Provides links to associated phenotypes, diseases and mutations associated with the gene. If the gene has no links to related clinical resources this section is not shown. Possible links are as follows:
- OMIM - links to the Online Mendelian Inheritance in Man page for the gene. OMIM is described as a catalog of human genes and genetic phenotypes containing textual information, and links to MEDLINE, sequence records in the Entrez system, and additional related resources.
- LSDB - links to Locus Specific Mutation Databases. These databases list both published and unpublished mutations reported on a gene-by-gene basis. The full name of the database is provided for each link.
- GeneTests - links to the GeneTests database which provides information on genetic testing and related information on diagnosis, disease management and genetic counselling.
- Orphanet - the portal for rare diseases and orphan drugs. Links go to a gene-based page with all associated rare diseases listed.
- Decipher - a database of submicroscopic chromosomal imbalance. Links are to gene-level pages with associated mutations and syndromes listed.
- COSMIC - the catalogue of somatic mutations in cancer. Gene-level COSMIC reports list all curated references, clinical studies and samples with mutations in cancer.
- LRG - a link to a Locus Reference Genomic (LRG) record that contains stable genomic and transcript reference sequences for reporting variants with clinical implications. LRGs are manually curated, have permanent identifiers and core content that never changes.
- Genetic Testing Registry - the Genetic Testing Registry (GTR) provides a central location for voluntary submission of genetic test information by providers. The scope includes the test's purpose, methodology, validity, evidence of the test's usefulness, and laboratory contacts and credentials.

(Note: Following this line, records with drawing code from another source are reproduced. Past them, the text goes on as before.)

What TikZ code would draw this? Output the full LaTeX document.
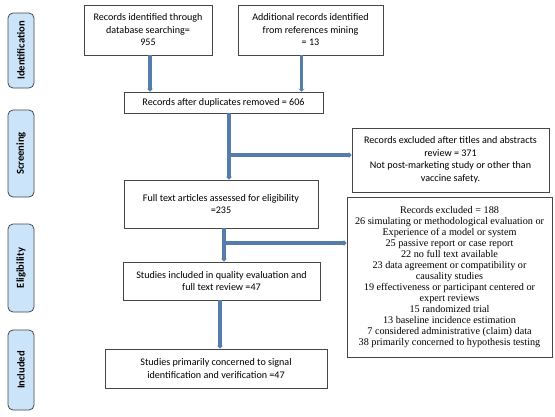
\documentclass[tikz,border=0pt]{standalone}
\usepackage{fontspec}
\setmainfont{Carlito}
\newfontfamily\timesfont{Liberation Serif}
\usetikzlibrary{arrows.meta}
\usetikzlibrary{calc}
\definecolor{flowblue}{RGB}{84,125,172}
\definecolor{phasefill}{RGB}{204,228,250}
\definecolor{boxline}{RGB}{70,70,70}
\tikzset{
 recbox/.style={draw=boxline, line width=0.8pt, align=center, font=\fontsize{10.1}{12.5}\selectfont, inner sep=2pt},
 phasebox/.style={draw=boxline, fill=phasefill, line width=0.8pt, rounded corners=5pt, rotate=90, minimum height=26pt, font=\fontsize{10.6}{11}\selectfont\bfseries},
 flow/.style={flowblue, line width=3.5pt, -{Stealth[length=3pt,width=6pt]}}
}
\begin{document}
\begin{tikzpicture}[x=1pt,y=-1pt]
\useasboundingbox (0,0) rectangle (555,416);
% phases
\node[phasebox, minimum width=75pt] (idf) at (21,50.5) {Identification};
\node[phasebox, minimum width=87pt] (scr) at (21,153.5) {Screening};
\node[phasebox, minimum width=88pt] (elg) at (21,268) {Eligibility};
\node[phasebox, minimum width=80pt] (inc) at (21,370) {Included};
% main column
\node[recbox, minimum width=128pt, minimum height=50pt] (dbase) at (148,30) {Records identified through\\database searching=\\955};
\node[recbox, minimum width=145pt, minimum height=50pt] (mining) at (310.5,30) {Additional records identified\\from references mining\\= 13};
\node[recbox, minimum width=199pt, minimum height=21pt] (dupl) at (223.5,102.5) {Records after duplicates removed = 606};
\node[recbox, minimum width=194pt, minimum height=48pt] (fulltxt) at (221,204) {Full text articles assessed for eligibility\\=235};
\node[recbox, minimum width=197pt, minimum height=38pt] (quality) at (221.5,281) {Studies included in quality evaluation and\\full text review =47};
\node[recbox, minimum width=222pt, minimum height=39pt] (signal) at (216,368.5) {Studies primarily concerned to signal\\identification and verification =47};
% exclusions
\node[recbox, minimum width=197pt, minimum height=64pt] (excla) at (450.5,160) {Records excluded after titles and abstracts\\review = 371\\Not post-marketing study or other than\\vaccine safety.};
\node[recbox, minimum width=205pt, minimum height=160pt, font=\timesfont\fontsize{10.2}{11}\selectfont] (exclb) at (449.5,277) {Records excluded = 188\\26 simulating or methodological evaluation or\\Experience of a model or system\\25 passive report or case report\\22 no full text available\\23 data agreement or compatibility or\\causality studies\\19 effectiveness or participant centered or\\expert reviews\\15 randomized trial\\13 baseline incidence estimation\\7 considered administrative (claim) data\\38 primarily concerned to hypothesis testing};
% arrows
\draw[flow] ([xshift=2]dbase.south) -- ([xshift=2]dbase.south |- dupl.north);
\draw[flow] ([xshift=-9]mining.south) -- ([xshift=-9]mining.south |- dupl.north);
\draw[flow] ([xshift=5.5]dupl.south) -- ([xshift=5.5]dupl.south |- fulltxt.north);
\coordinate (j1) at ([xshift=5.5]dupl.south |- 0,155);
\draw[flow] ([xshift=-1.75]j1) -- (j1 -| excla.west);
\draw[flow] ([xshift=3]fulltxt.south) -- ([xshift=3]fulltxt.south |- quality.north);
\coordinate (j2) at ([xshift=3]fulltxt.south |- 0,243);
\draw[flow] ([xshift=-1.75]j2) -- (j2 -| exclb.west);
\draw[flow] ([xshift=-1.5]quality.south) -- ([xshift=-1.5]quality.south |- signal.north);
\end{tikzpicture}
\end{document}
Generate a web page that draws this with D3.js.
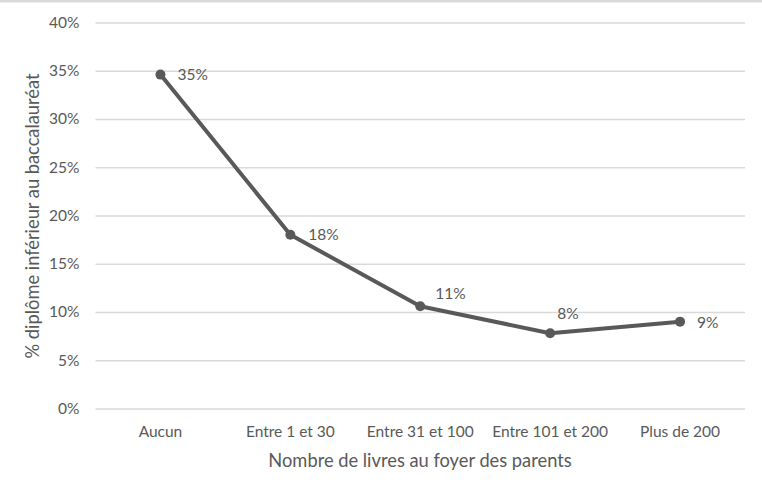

Displays the title, (first) author, journal information and links to PubMed and Europe PubMed Central. The abstract and full list of authors can also be viewed by clicking on the '+' icon next to the links. This section aims to reference a limited number of key papers that describe the gene and/or its products, or are particularly relevant to its nomenclature and/or function; it does not aim to be an exhaustive bibliography.
Links to other external resources that provide useful information on the gene. The links are only present for databases that have entries specific to the gene in question. Here is a list of these resources:
- BioGPS - A customizable and extensible portal for aggregating gene and protein information.
- GENATLAS - links to the GENATLAS: GENE database pages. These pages contain information relevant to gene mapping, gene products and genetic diseases.
- GeneCards - provides concise genomic related information on human genes.
- GOPubMed - links to a search of the GOPubMed literature search engine with the approved symbol for the gene. GOPubMed provides several different results display options, including listing references by year, MeSH term, GO term or researcher.
- H-InvDB - links to the Locus view page of the H-Invitational Database. The H-InvDB contains gene annotation models and information on gene expression, gene products and related diseases.
- QuickGO - links to a list of all Gene Ontology (GO) terms annotated for the gene product. GO terms are controlled vocabulary terms that describe the gene product charateristics. GO terms are mapped via QuickGO to the UniProt protein accession.
- Reactome - links to a protein-level page that lists all signalling pathways associated with the gene curated by the Reactome project members. Pathways are mapped to the UniProt protein accession.
- WikiGenes - gene-based pages that combine information curated by scientists in a "wiki" format with sentences mined automatically from the literature.